Entre mis siete y nueve años, Lucas me corría cada día a la salida del colegio hasta mi casa para subirme la pollera y verme la bombacha. Tres cuadras y media de terror a toda prisa, con el corazón en la boca y repleta de vergüenza, durante dos años. Él vivía para el otro lado, pero se desviaba para hacer, metódica y persistentemente, lo que le parecía bien, lo que quería.
Me lo acuerdo, 30 años después, como si fuera ayer. Petiso, de pelo castaño, con raya al costado, los ojos almendrados y la mirada divertida, salvaje. Los cachetes rosados, saludables. El delantal pulcro. La certeza de que lo que me hacía era normal, correcto. “Es un juego”, dijo la maestra cuando le pedí ayuda y me recomendó que no me enoje, me explicó que si le mostraba mi angustia él no iba a parar nunca.
Y me lo aguanté en silencio, tragándome un sentimiento que poco a poco se fue definiendo en mi estomago como bronca y asco. Nadie me defendió, ni un adulto creyó que algo estaba mal. Lucas paró de acosarme porque se cambió de colegio. Habrá ido a un nuevo lugar, a torturar a otras nenas. ¿Dónde estás hoy, Lucas? ¿Cómo tratás a las mujeres, ya de adulto? ¿Alguna vez pudiste saber que eso que hacías era violencia, una violación?
Cuando tenía 10 años, un hombre me tocó por primera vez. Ahí debajo de la bombacha, metió la mano mientras me levantó el solerito blanco. Era empleado en el negocio de mi abuelo. Hasta ese día yo no recordaba un momento sin conocer a Raúl, que siempre había sido como un tío divertido. Ahora me acuerdo de sus bigotes negros, de su risa asmática y de su aliento por detrás, contra mi nuca, entre mis trenzas, en un sótano oscuro. “Sos como una indiecita rubia, no podés andar tan linda por ahí sin que se tiente nadie”, me dijo.

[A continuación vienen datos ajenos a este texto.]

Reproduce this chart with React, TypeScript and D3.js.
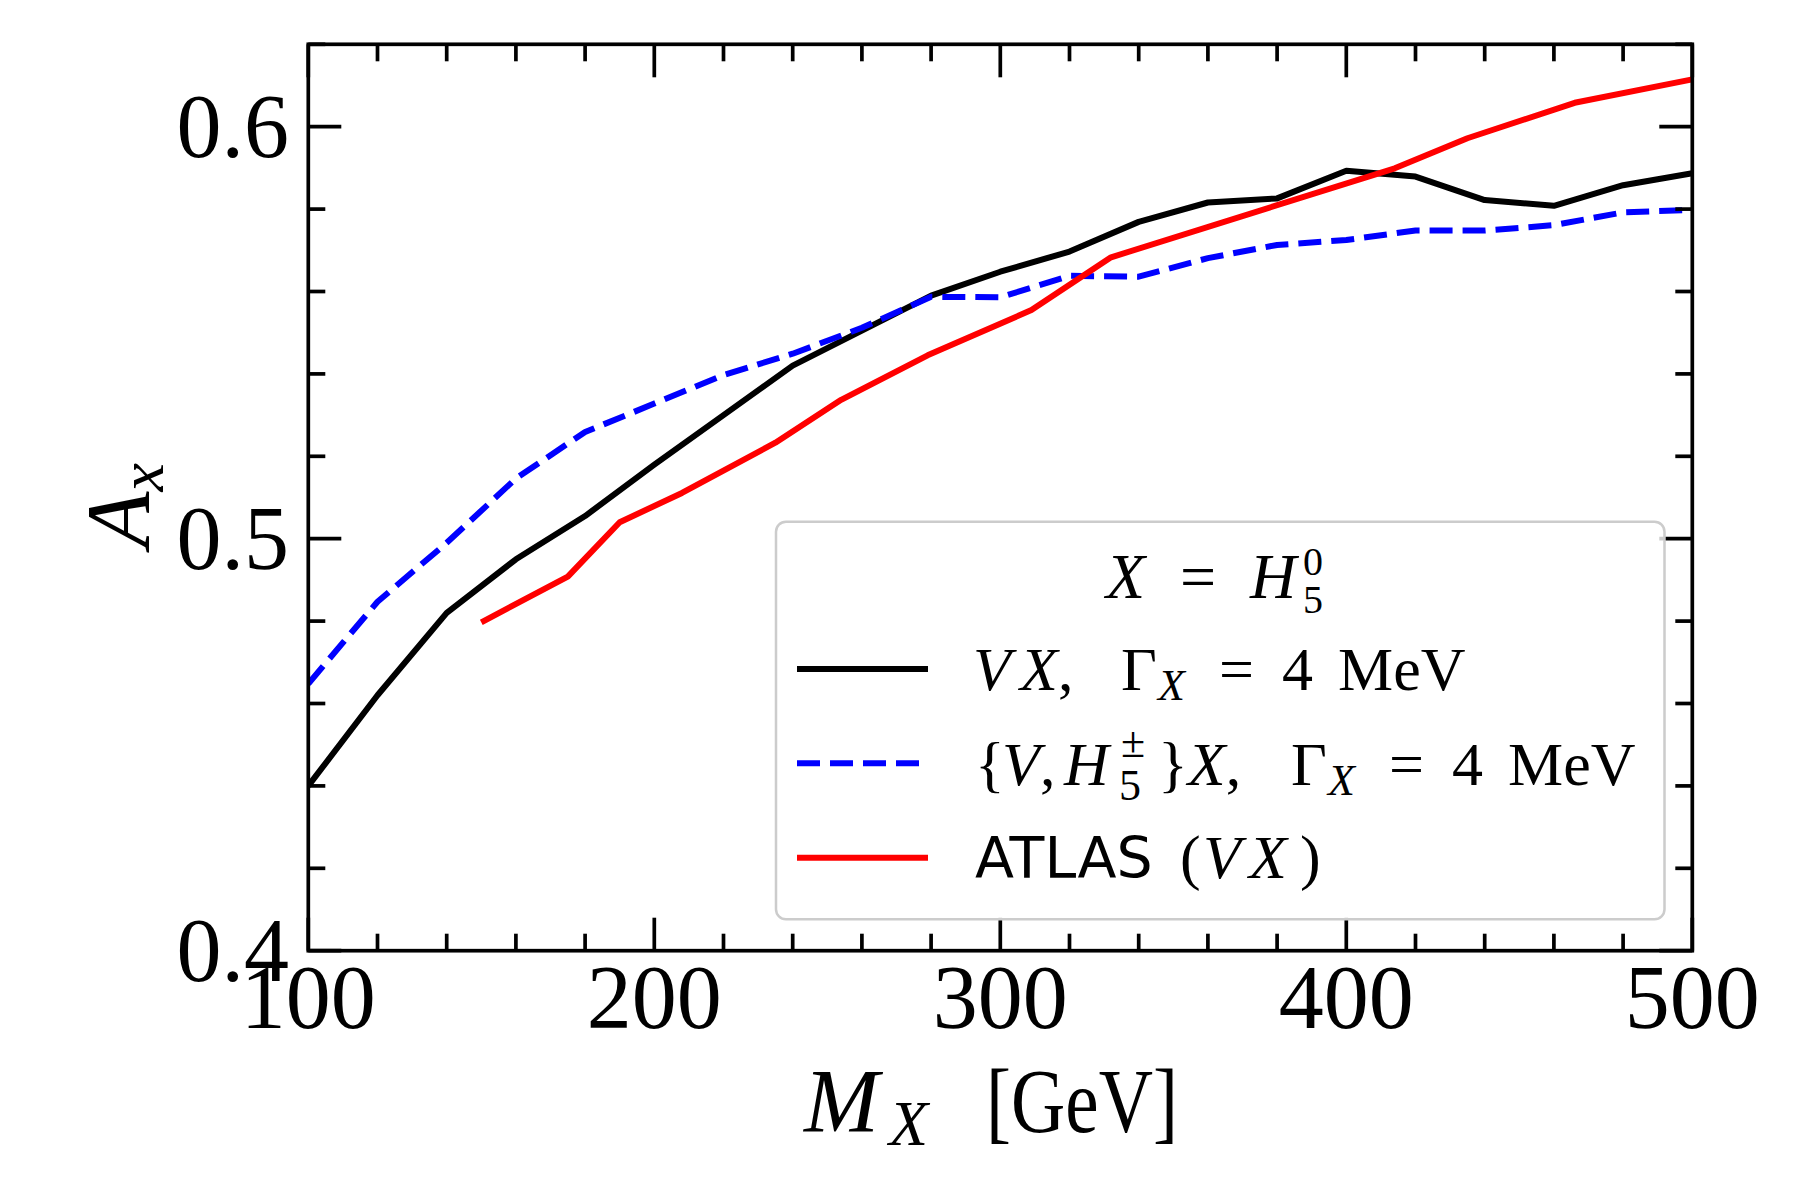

Y corrí hasta casi desencajarme las piernas, subí la escalera tropezándome, me raspé los codos con la pared. Y le creí, le creí que era mi culpa, claro, cómo me atrevía a ser linda, libre, inocente. Así que no le conté a nadie. Me dio vergüenza. Y dejé de ser linda, porque me parecía peligroso. Y ya no fui libre ni inocente, porque el mundo me resultaba amenazante.
Anoche completé la encuesta del Primer Índice Nacional de Violencia de Género. Yo creía que, ya que soy feminista, universitaria, de perfil libertario, no había sufrido experiencias terribles. Pregunta a pregunta se me fue despertando la memoria. No fue sólo de chica. Todavía hoy a veces me relaciono mal, me encuentro con machismos que asumo como naturales. No podría enumerar en esta pequeña columna todas las veces que fui intimidada, sufrí controles de parejas o fui víctima de injusticias variopintas sólo por ser mujer. Novios, desconocidos, amigos, compañeros de estudios, jefes y jefas, hombres y mujeres en instituciones de salud.
Cuántas veces me tocaron el culo por la calle, o en el transporte público. La cantidad de groserías que escuché disfrazadas de “piropos”. El número de órganos sexuales masculinos que me mostraron de prepo. La lista es infinita. Así somos, de ese modo nos fue formateando el patriarcado. Y aunque estamos lastimadas muchas llegamos a creer que lo que nos pasó «no es tan grave». Pero aunque las anécdotas sean diferentes para cada una, todas somos un poco la misma. Y nos abusan, nos violan, nos matan.
El 3 de junio marcho y marchamos contra el patriarcado, contra la violencia institucional y a favor del aborto legal, libre y gratuito. Porque en serio, de verdad, es increíble que tengamos que seguir diciendo esta obviedad: Vivas nos queremos.